• **To be done**
Transcribe the listing exactly, leaving out every picture.

====

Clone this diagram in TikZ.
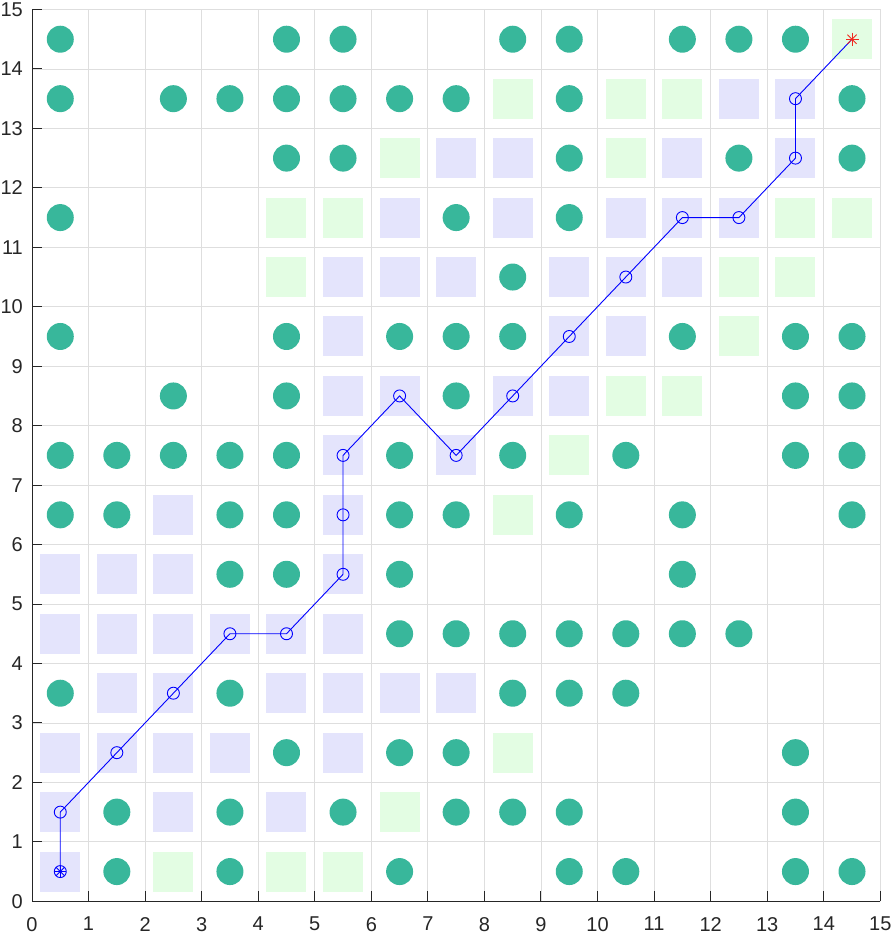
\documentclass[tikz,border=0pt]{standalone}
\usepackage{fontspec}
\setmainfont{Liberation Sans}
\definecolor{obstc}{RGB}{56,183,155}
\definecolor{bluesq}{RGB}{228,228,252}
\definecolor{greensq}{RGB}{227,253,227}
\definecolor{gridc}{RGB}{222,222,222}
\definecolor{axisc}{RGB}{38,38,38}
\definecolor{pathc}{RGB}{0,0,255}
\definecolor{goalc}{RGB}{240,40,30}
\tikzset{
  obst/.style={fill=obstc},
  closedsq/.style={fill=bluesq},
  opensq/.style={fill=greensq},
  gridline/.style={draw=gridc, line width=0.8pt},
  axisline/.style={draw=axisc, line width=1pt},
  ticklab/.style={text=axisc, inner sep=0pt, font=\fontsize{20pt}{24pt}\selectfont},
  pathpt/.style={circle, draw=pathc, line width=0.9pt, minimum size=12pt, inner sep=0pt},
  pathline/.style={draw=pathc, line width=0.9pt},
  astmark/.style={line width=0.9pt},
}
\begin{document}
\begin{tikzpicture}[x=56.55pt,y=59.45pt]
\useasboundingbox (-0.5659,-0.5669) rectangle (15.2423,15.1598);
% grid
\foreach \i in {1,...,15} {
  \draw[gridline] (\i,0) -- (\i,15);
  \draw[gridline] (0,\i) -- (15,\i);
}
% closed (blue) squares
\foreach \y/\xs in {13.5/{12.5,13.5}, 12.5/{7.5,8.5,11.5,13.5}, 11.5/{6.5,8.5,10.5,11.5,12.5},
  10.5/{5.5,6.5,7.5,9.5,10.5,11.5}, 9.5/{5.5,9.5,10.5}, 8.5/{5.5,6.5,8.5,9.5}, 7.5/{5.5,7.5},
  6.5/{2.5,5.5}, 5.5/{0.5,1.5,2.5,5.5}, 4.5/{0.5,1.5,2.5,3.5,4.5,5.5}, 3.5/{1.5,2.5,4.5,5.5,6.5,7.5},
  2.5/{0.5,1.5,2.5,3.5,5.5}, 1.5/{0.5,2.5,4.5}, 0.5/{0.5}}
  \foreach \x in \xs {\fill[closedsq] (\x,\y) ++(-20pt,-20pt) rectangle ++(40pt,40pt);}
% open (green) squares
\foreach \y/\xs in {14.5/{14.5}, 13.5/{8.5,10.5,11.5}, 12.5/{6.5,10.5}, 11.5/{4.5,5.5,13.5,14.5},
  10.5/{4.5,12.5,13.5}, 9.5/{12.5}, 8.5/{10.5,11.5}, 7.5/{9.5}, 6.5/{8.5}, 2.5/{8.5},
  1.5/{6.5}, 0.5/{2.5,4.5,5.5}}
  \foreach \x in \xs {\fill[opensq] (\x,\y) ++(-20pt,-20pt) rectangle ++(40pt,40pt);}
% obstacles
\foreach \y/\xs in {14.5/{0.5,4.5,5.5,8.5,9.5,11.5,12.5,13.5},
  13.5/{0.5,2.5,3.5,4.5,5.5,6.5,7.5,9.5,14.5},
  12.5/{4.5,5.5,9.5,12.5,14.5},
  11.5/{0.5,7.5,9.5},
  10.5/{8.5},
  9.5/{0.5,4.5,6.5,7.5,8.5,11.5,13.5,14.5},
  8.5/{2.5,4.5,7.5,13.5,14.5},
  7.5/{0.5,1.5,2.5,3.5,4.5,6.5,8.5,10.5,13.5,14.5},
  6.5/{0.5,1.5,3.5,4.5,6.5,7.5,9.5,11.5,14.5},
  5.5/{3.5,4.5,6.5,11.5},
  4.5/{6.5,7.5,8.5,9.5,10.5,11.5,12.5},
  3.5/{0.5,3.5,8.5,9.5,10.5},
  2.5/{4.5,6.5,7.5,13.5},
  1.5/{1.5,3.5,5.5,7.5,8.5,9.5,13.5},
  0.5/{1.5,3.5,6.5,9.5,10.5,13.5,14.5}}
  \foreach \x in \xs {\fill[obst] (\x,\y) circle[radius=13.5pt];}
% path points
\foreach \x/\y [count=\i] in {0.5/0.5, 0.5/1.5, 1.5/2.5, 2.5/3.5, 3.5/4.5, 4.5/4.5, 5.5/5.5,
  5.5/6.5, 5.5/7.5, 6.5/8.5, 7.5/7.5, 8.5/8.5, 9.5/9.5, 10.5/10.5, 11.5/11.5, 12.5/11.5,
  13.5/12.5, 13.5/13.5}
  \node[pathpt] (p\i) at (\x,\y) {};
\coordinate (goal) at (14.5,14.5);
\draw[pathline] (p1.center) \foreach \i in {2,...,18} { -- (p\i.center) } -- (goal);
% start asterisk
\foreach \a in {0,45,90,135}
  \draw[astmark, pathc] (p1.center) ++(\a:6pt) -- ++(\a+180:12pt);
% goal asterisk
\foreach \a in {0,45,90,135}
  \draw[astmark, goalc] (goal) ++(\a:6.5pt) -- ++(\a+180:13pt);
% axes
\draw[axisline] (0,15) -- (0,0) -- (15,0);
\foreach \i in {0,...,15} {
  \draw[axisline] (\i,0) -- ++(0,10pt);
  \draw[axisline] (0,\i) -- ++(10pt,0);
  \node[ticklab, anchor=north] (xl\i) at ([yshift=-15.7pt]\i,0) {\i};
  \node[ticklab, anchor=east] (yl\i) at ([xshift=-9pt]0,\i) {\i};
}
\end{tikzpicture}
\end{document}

====

• **Answer to this task**
Clone this diagram in TikZ.
\documentclass[tikz,border=0pt]{standalone}
\usepackage{fontspec}
\setmainfont{Liberation Sans}
\definecolor{obstc}{RGB}{56,183,155}
\definecolor{bluesq}{RGB}{228,228,252}
\definecolor{greensq}{RGB}{227,253,227}
\definecolor{gridc}{RGB}{222,222,222}
\definecolor{axisc}{RGB}{38,38,38}
\definecolor{pathc}{RGB}{0,0,255}
\definecolor{goalc}{RGB}{240,40,30}
\tikzset{
  obst/.style={fill=obstc},
  closedsq/.style={fill=bluesq},
  opensq/.style={fill=greensq},
  gridline/.style={draw=gridc, line width=0.8pt},
  axisline/.style={draw=axisc, line width=1pt},
  ticklab/.style={text=axisc, inner sep=0pt, font=\fontsize{20pt}{24pt}\selectfont},
  pathpt/.style={circle, draw=pathc, line width=0.9pt, minimum size=12pt, inner sep=0pt},
  pathline/.style={draw=pathc, line width=0.9pt},
  astmark/.style={line width=0.9pt},
}
\begin{document}
\begin{tikzpicture}[x=56.55pt,y=59.45pt]
\useasboundingbox (-0.5659,-0.5669) rectangle (15.2423,15.1598);
% grid
\foreach \i in {1,...,15} {
  \draw[gridline] (\i,0) -- (\i,15);
  \draw[gridline] (0,\i) -- (15,\i);
}
% closed (blue) squares
\foreach \y/\xs in {13.5/{12.5,13.5}, 12.5/{7.5,8.5,11.5,13.5}, 11.5/{6.5,8.5,10.5,11.5,12.5},
  10.5/{5.5,6.5,7.5,9.5,10.5,11.5}, 9.5/{5.5,9.5,10.5}, 8.5/{5.5,6.5,8.5,9.5}, 7.5/{5.5,7.5},
  6.5/{2.5,5.5}, 5.5/{0.5,1.5,2.5,5.5}, 4.5/{0.5,1.5,2.5,3.5,4.5,5.5}, 3.5/{1.5,2.5,4.5,5.5,6.5,7.5},
  2.5/{0.5,1.5,2.5,3.5,5.5}, 1.5/{0.5,2.5,4.5}, 0.5/{0.5}}
  \foreach \x in \xs {\fill[closedsq] (\x,\y) ++(-20pt,-20pt) rectangle ++(40pt,40pt);}
% open (green) squares
\foreach \y/\xs in {14.5/{14.5}, 13.5/{8.5,10.5,11.5}, 12.5/{6.5,10.5}, 11.5/{4.5,5.5,13.5,14.5},
  10.5/{4.5,12.5,13.5}, 9.5/{12.5}, 8.5/{10.5,11.5}, 7.5/{9.5}, 6.5/{8.5}, 2.5/{8.5},
  1.5/{6.5}, 0.5/{2.5,4.5,5.5}}
  \foreach \x in \xs {\fill[opensq] (\x,\y) ++(-20pt,-20pt) rectangle ++(40pt,40pt);}
% obstacles
\foreach \y/\xs in {14.5/{0.5,4.5,5.5,8.5,9.5,11.5,12.5,13.5},
  13.5/{0.5,2.5,3.5,4.5,5.5,6.5,7.5,9.5,14.5},
  12.5/{4.5,5.5,9.5,12.5,14.5},
  11.5/{0.5,7.5,9.5},
  10.5/{8.5},
  9.5/{0.5,4.5,6.5,7.5,8.5,11.5,13.5,14.5},
  8.5/{2.5,4.5,7.5,13.5,14.5},
  7.5/{0.5,1.5,2.5,3.5,4.5,6.5,8.5,10.5,13.5,14.5},
  6.5/{0.5,1.5,3.5,4.5,6.5,7.5,9.5,11.5,14.5},
  5.5/{3.5,4.5,6.5,11.5},
  4.5/{6.5,7.5,8.5,9.5,10.5,11.5,12.5},
  3.5/{0.5,3.5,8.5,9.5,10.5},
  2.5/{4.5,6.5,7.5,13.5},
  1.5/{1.5,3.5,5.5,7.5,8.5,9.5,13.5},
  0.5/{1.5,3.5,6.5,9.5,10.5,13.5,14.5}}
  \foreach \x in \xs {\fill[obst] (\x,\y) circle[radius=13.5pt];}
% path points
\foreach \x/\y [count=\i] in {0.5/0.5, 0.5/1.5, 1.5/2.5, 2.5/3.5, 3.5/4.5, 4.5/4.5, 5.5/5.5,
  5.5/6.5, 5.5/7.5, 6.5/8.5, 7.5/7.5, 8.5/8.5, 9.5/9.5, 10.5/10.5, 11.5/11.5, 12.5/11.5,
  13.5/12.5, 13.5/13.5}
  \node[pathpt] (p\i) at (\x,\y) {};
\coordinate (goal) at (14.5,14.5);
\draw[pathline] (p1.center) \foreach \i in {2,...,18} { -- (p\i.center) } -- (goal);
% start asterisk
\foreach \a in {0,45,90,135}
  \draw[astmark, pathc] (p1.center) ++(\a:6pt) -- ++(\a+180:12pt);
% goal asterisk
\foreach \a in {0,45,90,135}
  \draw[astmark, goalc] (goal) ++(\a:6.5pt) -- ++(\a+180:13pt);
% axes
\draw[axisline] (0,15) -- (0,0) -- (15,0);
\foreach \i in {0,...,15} {
  \draw[axisline] (\i,0) -- ++(0,10pt);
  \draw[axisline] (0,\i) -- ++(10pt,0);
  \node[ticklab, anchor=north] (xl\i) at ([yshift=-15.7pt]\i,0) {\i};
  \node[ticklab, anchor=east] (yl\i) at ([xshift=-9pt]0,\i) {\i};
}
\end{tikzpicture}
\end{document}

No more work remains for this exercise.